Olmstead Loop Trail is a 8.2 mile moderately trafficked loop trail located near Cool, CA that features a lake and is rated as moderate. The trail offers a number of activity options and is accessible year-round. Dogs are also able to use this trail but must be kept on leash.
dogs on leash
It was harder than I thought with a baby on my back. We took the loop backwards, I think it made it easier to keep on the trail. Felt like walking through someone's field in the end, not very scenic. In the middle it was beautiful.
had a nice hike, but don't trust all the signs. it's easy to lose the trail. we ended up on a combination of trails. trail does not offer much shade, but is a nice hike with some hills to make you work.
Did a 6.5 mile hike yesterday. Primarily flat with dry grasslands and oak trees. Many different splintering paths to adjust the length of hike... Hikers share area with bikers and horses. Be ready for horse scat. I would recommend full length hiking pants. Lots of thorny grass in some parts along narrow paths. Overall, a good experience.
The actual Olmstead Loop trail is in the photos above taken from a trail guide book. The outline on this map is not the actual Olmstead Trail. Went this morning and it got HOT. Took 2.5 L of H2O. Trail is adequately marked if you take the actual Olmstead Loop. Nice hike, great workout.
I might have given it 5 stars if we made wildflower season or saw one of the lakes
A good workout. Glad I had this app to keep me from getting lost.
Great trail! Highly recommend it, bring a lot of water if you're thinking of going in the summer.
Nice mix of open rolling hills, local views and shade from oaks for the first 2 miles. West towards Salt Creek Loop and the river is very dry and shade-less. Would not hike to the river in summer unless you're prepared for a ton of sun.
Absolutely gorgeous and fairly low traffic. I would say this is a moderate trail, not easy, as there are quite a bit of hills and elevation changes. There is also relatively little shade, so bring a hat and load up on sunscreen.

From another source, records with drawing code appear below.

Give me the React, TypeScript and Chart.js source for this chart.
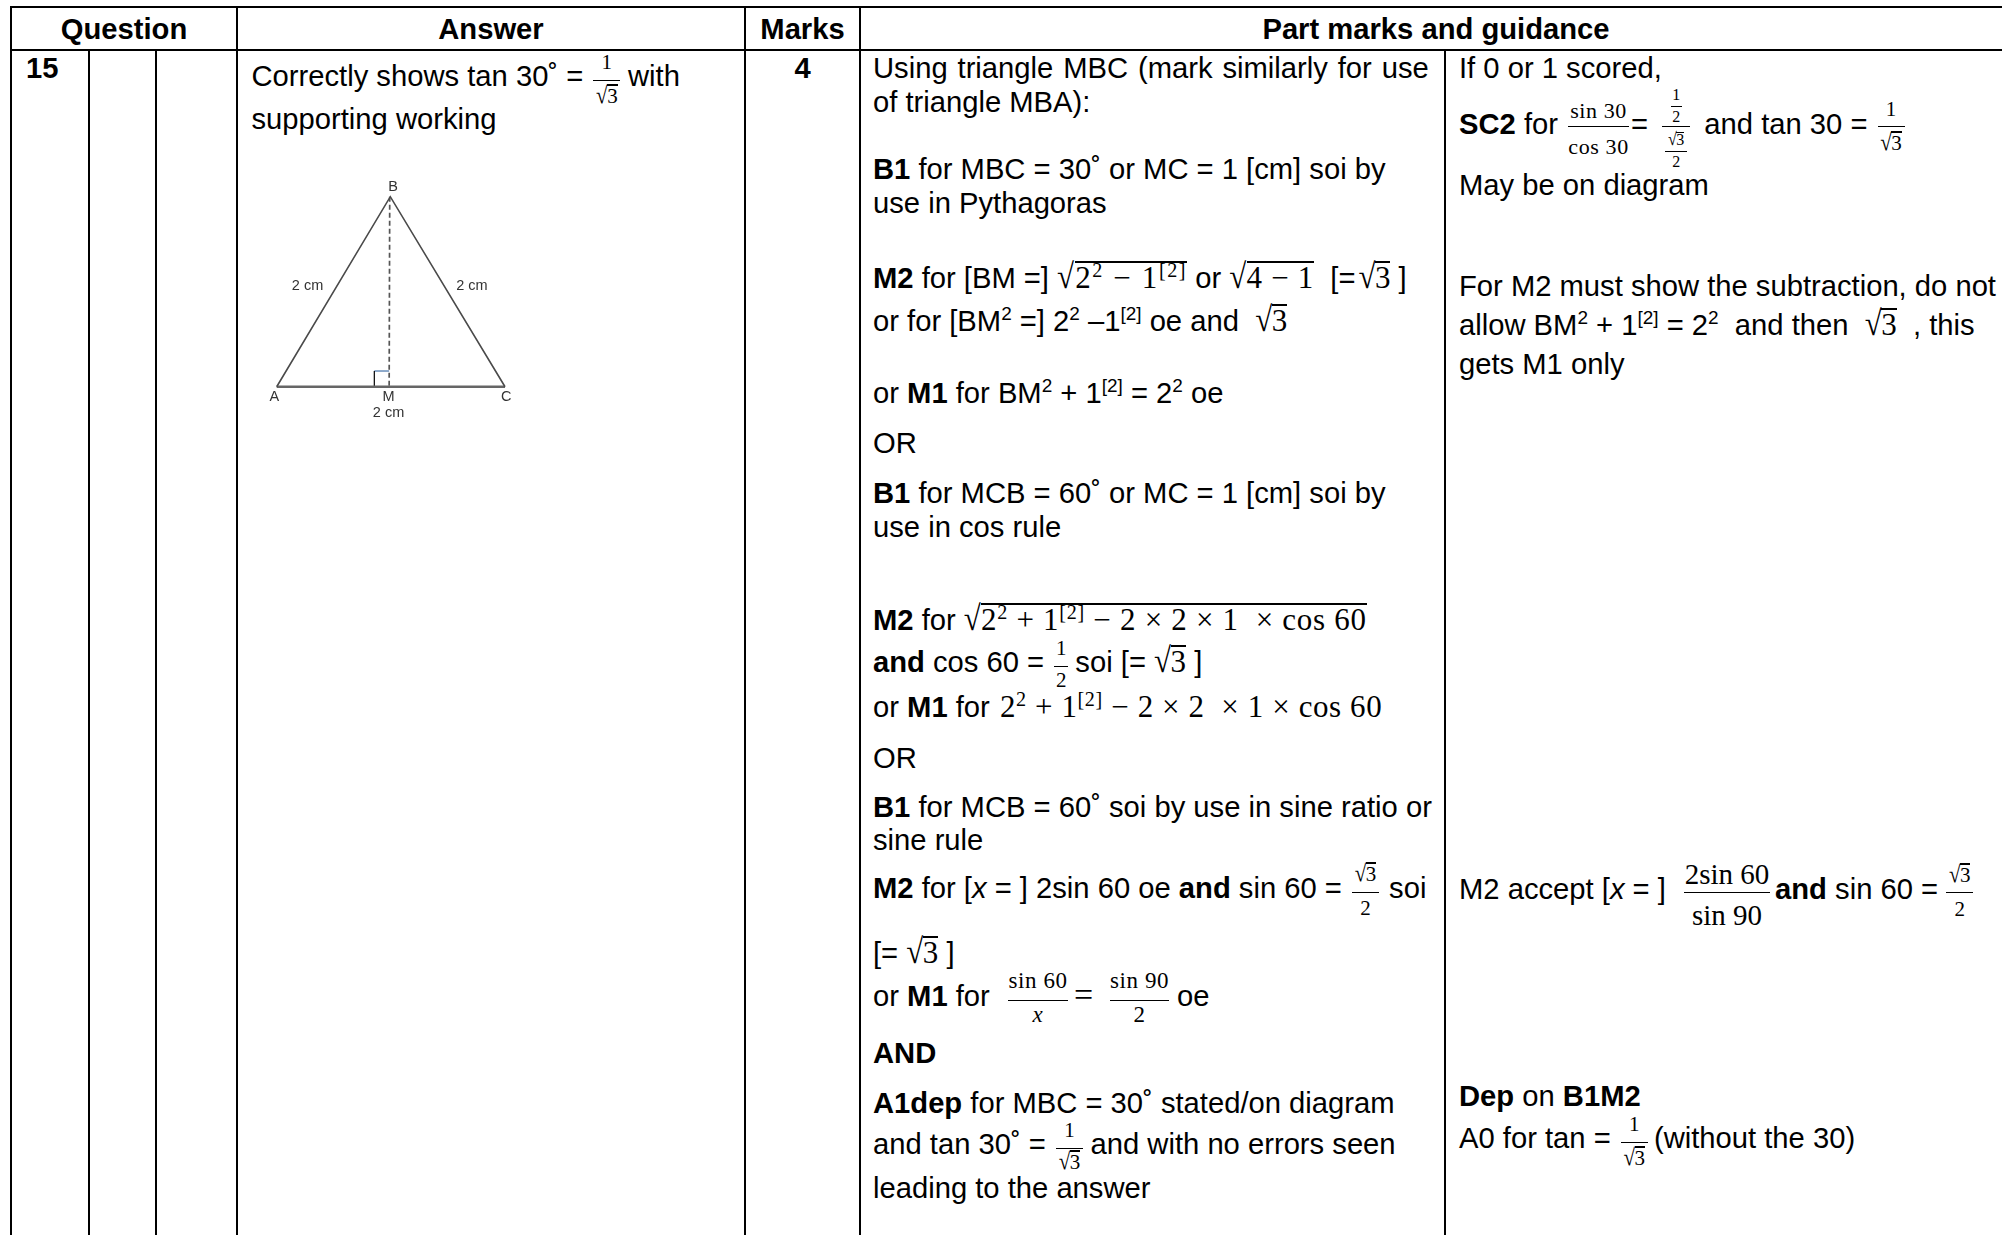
import React, { useEffect, useRef } from "react";
import { Chart, registerables } from "chart.js";
Chart.register(...registerables);

// Triangle diagram data, in centimetres along the base and in height units
const sideX = [0, 0.995, 2];
const sideY = [0, 1.73, 0];
const baseX = [0, 2];
const baseY = [0, 0];
const altitudeX = [0.99, 0.985];
const altitudeY = [1.73, 0];
const markUpX = [0.855, 0.855];
const markUpY = [0, 0.143];
const markTopX = [0.855, 0.985];
const markTopY = [0.143, 0.143];
const pointNames = ["B", "2 cm", "2 cm", "A", "M", "C", "2 cm"];
const pointNameX = [1.02, 0.27, 1.71, -0.02, 0.98, 2.01, 0.98];
const pointNameY = [1.82, 0.92, 0.92, -0.09, -0.09, -0.09, -0.24];

const headers = ["Question", "Answer", "Marks", "Part marks and guidance"];
const headerEdges = [11, 237, 745, 860, 2012];
const columnRules = [11, 89, 156, 237, 745, 860, 1445];

const FONT = "'Liberation Sans', Arial, sans-serif";
const MATH = "'Liberation Serif', serif";
const FS = 29.2;
const TOP = 1 - 0.3465 * FS;

const pts = (xs: number[], ys: number[]) => xs.map((x, i) => ({ x, y: ys[i] }));

const L = ({ x, y, ws = 0, children }: any) => (
  <div style={{ position: "absolute", left: x, top: y + TOP, lineHeight: 0, whiteSpace: "pre", fontSize: FS, wordSpacing: ws }}>{children}</div>
);
const B = ({ children }: any) => <b>{children}</b>;
const Up = ({ children, s = 0.65, r = 0.36 }: any) => (
  <span style={{ fontSize: `${s}em`, position: "relative", top: `${-r / s}em` }}>{children}</span>
);
const M = ({ children, s = 31, ls = 0.6, ml = 0 }: any) => <span style={{ fontFamily: MATH, fontSize: s, letterSpacing: ls, marginLeft: ml }}>{children}</span>;
const Sq = ({ children, s = 31, ls = 0, ml = 0, bar }: any) => {
  const barUp = bar ?? s * 0.88;
  return (
    <span style={{ fontFamily: MATH, fontSize: s, letterSpacing: ls, marginLeft: ml }}>
      <span style={{ display: "inline-block", transformOrigin: "50% 0.3375em", transform: "scaleY(1.13)" }}>√</span>
      <span style={{ display: "inline-block", position: "relative", marginLeft: -0.5 }}>
        <span style={{ position: "absolute", left: 0, right: 0, top: 0.3375 * s - barUp, height: Math.max(1, s / 18), background: "#000" }} />
        {children}
      </span>
    </span>
  );
};
const At = ({ dy, s, ls = 0, children }: any) => (
  <span style={{ position: "absolute", left: -20, right: -20, textAlign: "center", top: dy - 0.3375 * s, fontSize: s, lineHeight: 0, fontFamily: MATH, whiteSpace: "pre", letterSpacing: ls }}>{children}</span>
);
const Fr = ({ n, d, w = 27, s = 21, axis = 6, nDy = -17, dDy = 17, mx = 2, mr, h = 1.6, ls = 0 }: any) => (
  <span style={{ display: "inline-block", position: "relative", width: w, height: 0, marginLeft: mx, marginRight: mr ?? mx }}>
    <span style={{ position: "absolute", left: 0, right: 0, top: -axis, height: h, background: "#000" }} />
    <At dy={nDy} s={s} ls={ls}>{n}</At>
    <At dy={dDy} s={s} ls={ls}>{d}</At>
  </span>
);
const R3 = ({ s = 21 }: any) => <Sq s={s}>3</Sq>;

function Triangle() {
  const ref = useRef<HTMLCanvasElement>(null);
  useEffect(() => {
    const labelPlugin = {
      id: "pointNames",
      afterDatasetsDraw(chart: any) {
        const { ctx, scales } = chart;
        ctx.save();
        ctx.fillStyle = "#333";
        ctx.font = `14.5px ${FONT}`;
        ctx.textAlign = "center";
        ctx.textBaseline = "middle";
        pointNames.forEach((t, i) => ctx.fillText(t, scales.x.getPixelForValue(pointNameX[i]), scales.y.getPixelForValue(pointNameY[i])));
        ctx.restore();
      },
    };
    const line = (data: any[], color: string, width: number, dash: number[] = []) => ({
      data,
      showLine: true,
      borderColor: color,
      borderWidth: width,
      borderDash: dash,
      pointRadius: 0,
      tension: 0,
    });
    const chart = new Chart(ref.current!, {
      type: "scatter",
      data: {
        datasets: [
          line(pts(sideX, sideY), "#4a4a4a", 1.6),
          line(pts(baseX, baseY), "#666", 2.4),
          line(pts(altitudeX, altitudeY), "#555", 1.7, [5, 3]),
          line(pts(markUpX, markUpY), "#000", 1.2),
          line(pts(markTopX, markTopY), "#4472a8", 1.2),
        ],
      },
      options: {
        animation: false,
        responsive: false,
        events: [],
        layout: { padding: 0 },
        plugins: { legend: { display: false }, tooltip: { enabled: false } },
        scales: {
          x: { type: "linear", display: false, min: -0.234, max: 2.394 },
          y: { type: "linear", display: false, min: -0.394, max: 1.973 },
        },
      },
      plugins: [labelPlugin],
    } as any);
    return () => chart.destroy();
  }, []);
  return <canvas ref={ref} width={300} height={260} style={{ position: "absolute", left: 250, top: 170, width: 300, height: 260 }} />;
}

const LX = 873;
const RX = 1459;

export default function App() {
  return (
    <div style={{ position: "absolute", left: 0, top: 0, width: 2002, height: 1235, overflow: "hidden", background: "#fff", fontFamily: FONT, color: "#000" }}>
      <div style={{ position: "absolute", left: 10, right: 0, top: 6, height: 2, background: "#000" }} />
      <div style={{ position: "absolute", left: 10, right: 0, top: 49, height: 2, background: "#000" }} />
      {columnRules.map((x, i) => (
        <div key={x} style={{ position: "absolute", left: x - 1, width: 2, top: i === 1 || i === 2 || i === 6 ? 50 : 6, bottom: 0, background: "#000" }} />
      ))}
      {headers.map((h, i) => (
        <div key={h} style={{ position: "absolute", left: headerEdges[i], width: headerEdges[i + 1] - headerEdges[i], top: 38 + TOP, lineHeight: 0, textAlign: "center", fontWeight: 700, fontSize: FS }}>{h}</div>
      ))}
      <div style={{ position: "absolute", left: 26, top: 77 + TOP, lineHeight: 0, fontWeight: 700, fontSize: FS }}>15</div>
      <div style={{ position: "absolute", left: 745, width: 115, top: 77 + TOP, lineHeight: 0, textAlign: "center", fontWeight: 700, fontSize: FS }}>4</div>

      <L x={251.5} y={85}>Correctly shows tan 30˚ = <Fr n="1" d={<R3 />} w={27} mr={-0.5} /> with</L>
      <L x={251.5} y={128}>supporting working</L>
      <Triangle />

      <L x={LX} y={77} ws={1.8}>Using triangle MBC (mark similarly for use</L>
      <L x={LX} y={111}>of triangle MBA):</L>
      <L x={LX} y={178}><B>B1</B> for MBC = 30˚ or MC = 1 [cm] soi by</L>
      <L x={LX} y={212}>use in Pythagoras</L>
      <L x={LX} y={287}><B>M2</B> for [BM =] <Sq ls={1.6}>2<Up>2</Up> − 1<Up>[2]</Up></Sq> or <Sq ls={0.7}>4 − 1</Sq>  [=<Sq ml={3}>3</Sq> ]</L>
      <L x={LX} y={330}>or for [BM<Up>2</Up> =] 2<Up>2</Up> –1<Up>[2]</Up> oe and  <Sq>3</Sq></L>
      <L x={LX} y={402}>or <B>M1</B> for BM<Up>2</Up> + 1<Up>[2]</Up> = 2<Up>2</Up> oe</L>
      <L x={LX} y={452}>OR</L>
      <L x={LX} y={502}><B>B1</B> for MCB = 60˚ or MC = 1 [cm] soi by</L>
      <L x={LX} y={536}>use in cos rule</L>
      <L x={LX} y={629}><B>M2</B> for <Sq ls={0.7}>2<Up>2</Up> + 1<Up>[2]</Up> − 2 × 2 × 1  × cos 60</Sq></L>
      <L x={LX} y={671}><B>and</B> cos 60 = <Fr n="1" d="2" w={14} mr={-1} dDy={15} /> soi [= <Sq>3</Sq> ]</L>
      <L x={LX} y={716}>or <B>M1</B> for <M ml={2}>2<Up>2</Up> + 1<Up>[2]</Up> − 2 × 2  × 1 × cos 60</M></L>
      <L x={LX} y={767}>OR</L>
      <L x={LX} y={816}><B>B1</B> for MCB = 60˚ soi by use in sine ratio or</L>
      <L x={LX} y={849}>sine rule</L>
      <L x={LX} y={897}><B>M2</B> for [<i>x</i> = ] 2sin 60 oe <B>and</B> sin 60 = <Fr n={<R3 />} d="2" w={27} /> soi</L>
      <L x={LX} y={962}>[= <Sq>3</Sq> ]</L>
      <L x={LX} y={1004}>or <B>M1</B> for  <Fr n="sin 60" d={<i>x</i>} w={60} s={23} ls={0.6} mr={6} /><M s={34}>=</M>  <Fr n="sin 90" d="2" w={59} s={23} ls={0.6} mx={0} /> oe</L>
      <L x={LX} y={1062}><B>AND</B></L>
      <L x={LX} y={1112}><B>A1dep</B> for MBC = 30˚ stated/on diagram</L>
      <L x={LX} y={1153}>and tan 30˚ = <Fr n="1" d={<R3 />} w={27} mr={-0.5} dDy={15} /> and with no errors seen</L>
      <L x={LX} y={1197}>leading to the answer</L>

      <L x={RX} y={77}>If 0 or 1 scored,</L>
      <L x={RX} y={133}><B>SC2</B> for <Fr n="sin 30" d="cos 30" w={61} s={22} ls={0.6} nDy={-15} dDy={21} axis={8} />= <Fr
        w={28} axis={8} mx={6}
        n={<Fr n="1" d="2" w={11} s={16} axis={8} nDy={-13} dDy={9} mx={0} />} nDy={-20}
        d={<Fr n={<R3 s={16} />} d="2" w={22} s={16} axis={8} nDy={-13} dDy={9} mx={0} />} dDy={25}
      /> and tan 30 = <Fr n="1" d={<R3 />} w={27} axis={8} nDy={-18} dDy={16} /></L>
      <L x={RX} y={194}>May be on diagram</L>
      <L x={RX} y={295}>For M2 must show the subtraction, do not</L>
      <L x={RX} y={334}>allow BM<Up>2</Up> + 1<Up>[2]</Up> = 2<Up>2</Up>  and then  <Sq>3</Sq>  , this</L>
      <L x={RX} y={373}>gets M1 only</L>
      <L x={RX} y={898}>M2 accept [<i>x</i> = ]  <Fr n="2sin 60" d="sin 90" w={86} s={29} axis={7} nDy={-15} dDy={26} h={1.2} mr={5} /><B>and</B> sin 60 = <Fr n={<R3 />} d="2" w={27} axis={7} nDy={-17} dDy={17} mx={0} /></L>
      <L x={RX} y={1105}><B>Dep</B> on <B>B1M2</B></L>
      <L x={RX} y={1147}>A0 for tan = <Fr n="1" d={<R3 />} w={27} mr={-2} /> (without the 30)</L>
    </div>
  );
}
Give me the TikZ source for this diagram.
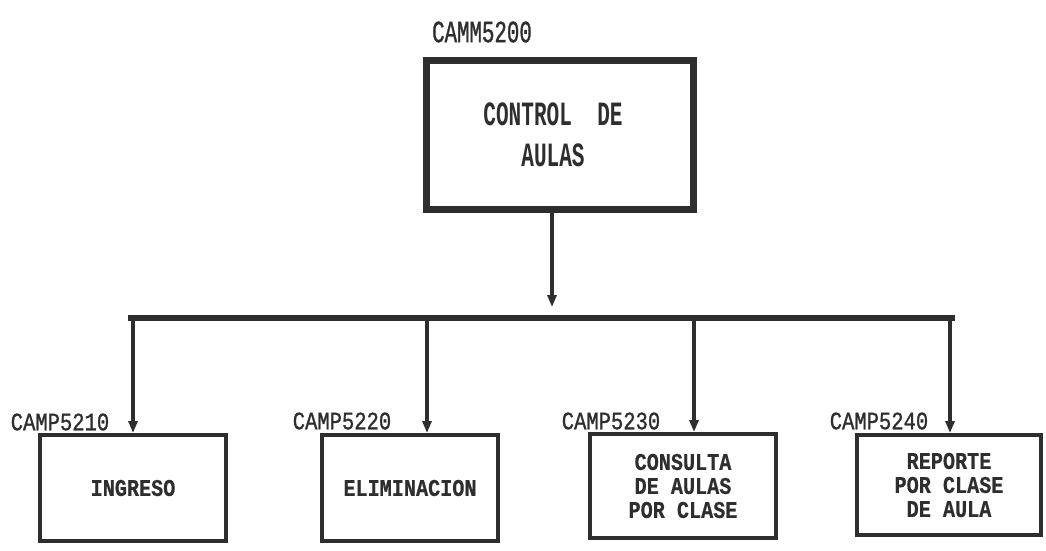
\documentclass[tikz,border=0pt]{standalone}
\usepackage{fontspec}
\usetikzlibrary{arrows.meta}
\newfontfamily\labfontA[FakeStretch=0.67,FakeBold=1]{Liberation Mono}
\newfontfamily\labfontB[FakeStretch=0.82,FakeBold=1]{Liberation Mono}
\newfontfamily\topfont[FakeStretch=0.62]{Liberation Mono}
\newfontfamily\boxfont[FakeStretch=0.84,FakeBold=0.5]{Liberation Mono}
\definecolor{ink}{HTML}{2E2E2E}
\tikzset{
  topbox/.style={draw=ink, line width=7pt, minimum width=267pt, minimum height=149pt, inner sep=0pt, align=center, text=ink,
    font=\topfont\bfseries\fontsize{34}{41}\selectfont},
  subbox/.style={draw=ink, line width=4pt, inner sep=0pt, align=center, text=ink,
    font=\boxfont\bfseries\fontsize{24}{24}\selectfont},
  codeA/.style={text=ink, inner sep=0pt, font=\labfontA\fontsize{31}{31}\selectfont},
  codeB/.style={text=ink, inner sep=0pt, font=\labfontB\fontsize{25}{25}\selectfont},
  bus/.style={draw=ink, line width=6pt},
  drop/.style={draw=ink, line width=4pt, -{Triangle[length=12pt,width=9pt]}},
}
\begin{document}
\begin{tikzpicture}[x=1pt,y=-1pt]
\useasboundingbox (0,0) rectangle (1046,550);
\fill[white] (0,0) rectangle (1046,550);

\node[topbox] (top) at (560,135) {CONTROL~~DE\hspace*{14pt}\\AULAS\hspace*{14pt}};
\node[codeA] (ltop) at (482,32) {CAMM5200};

\node[subbox, minimum width=186pt, minimum height=106pt] (b1) at (133,488) {INGRESO};
\node[subbox, minimum width=176pt, minimum height=106pt] (b2) at (410,488) {ELIMINACION};
\node[subbox, minimum width=186pt, minimum height=104pt] (b3) at (683,486) {CONSULTA\\DE AULAS\\POR CLASE};
\node[subbox, minimum width=184pt, minimum height=100pt] (b4) at (949,485) {REPORTE\\POR CLASE\\DE AULA};

\node[codeB] (l1) at (60,422) {CAMP5210};
\node[codeB] (l2) at (342,421) {CAMP5220};
\node[codeB] (l3) at (611,421) {CAMP5230};
\node[codeB] (l4) at (879,421) {CAMP5240};

\coordinate (jt) at (552,307);
\coordinate (busL) at (130,318);
\coordinate (busR) at (953,318);
\coordinate (d1) at (133,318);
\coordinate (d2) at (427,318);
\coordinate (d3) at (694,318);
\coordinate (d4) at (950,318);

\draw[drop] (top.south -| jt) -- (jt);
\draw[bus] ([xshift=-2pt]busL) -- ([xshift=2pt]busR);
\draw[drop] (d1) -- (b1.north -| d1);
\draw[drop] (d2) -- (b2.north -| d2);
\draw[drop] (d3) -- (b3.north -| d3);
\draw[drop] (d4) -- (b4.north -| d4);
\end{tikzpicture}
\end{document}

Great trail! There are ponds and creeks and a little water fall. Towards the back half of the trail there is a cool view of the valley and the river. Make sure you use the map on here as there are a lot of side trails to get sidetracked on.
A few fee of parking should be invested onto making signs to know where to go, miles and witch trail is witch etc. for such a simple trail by that I mean easy access they should invest, beautiful land, but for walks like that, anyone can find a free trail.
Good moderate trail. Close to the highway for long sections, never too far from traffic sounds. Horse riding trail so looking down a lot. Some of the signage for the main loop could have been clearer, but always had phone service so was able to track via GPS.
Good trail with some challenging sections but the last 3-4 miles of the loop are much less so (if you go counterclockwise). There are a number of places where there are forks in the trail without markers so I followed one of the tracks for this hike to make sure I was heading the right direction - I would recommend that for first-timers.
This is my favorite hiking trail in the Auburn area. Beautiful rolling hills, meadows and oak trees. I have hiked the Olmstead Loop many times and I prefer going clockwise from the Cool trail head to get the boring part out of the way first. An alternative trail head is the confluence area, right before the mountain quarries railroad bridge. In that case you take Training Hill Trail (a real ass-kicker) and climb up to the Olmstead Loop, for some added miles and difficulty.
However, if this is your first time on the trail, then I would advise you to go counter clockwise from the Cool trail head. There are two reasons for this:
1. It's easy to lose the trail when you go clockwise. Tip: If you go clockwise and come across a lake around the 1 hr. mark, that means that you turned right (east) too early. Go back.
2. There is a year-round soggy area, about 15 minutes from the Cool trail head with a good chance of getting your feet wet. When you go counter clockwise, you'll hit this soggy area at the end of your hike.
See the link to the ASRA trail guide below:
Edit: Looking at the saved tracks, it's clear that most people are not actually doing the "official" Olmstead Loop. Follow Joel Morgan's tracks for the correct trail.
I run this trail sometimes. Great variability in topography. Lots of horses.
This trail is easy to get to and has plenty of parking area, unfortunately the trails are not clearly marked and much of the trail is adjacent to or on the roadways here, go to the left side of the road and through a fence to find the beginning of the trail.This park is more oriented to bicyclist and horses, however its still a good hike to take- and its nice to see some California oak woodland being set aside and preserved in its natural state.
Too much activity for my liking. It was also right in other's back yards in a few parts. I like my solitude when hiking. There were some nice views though.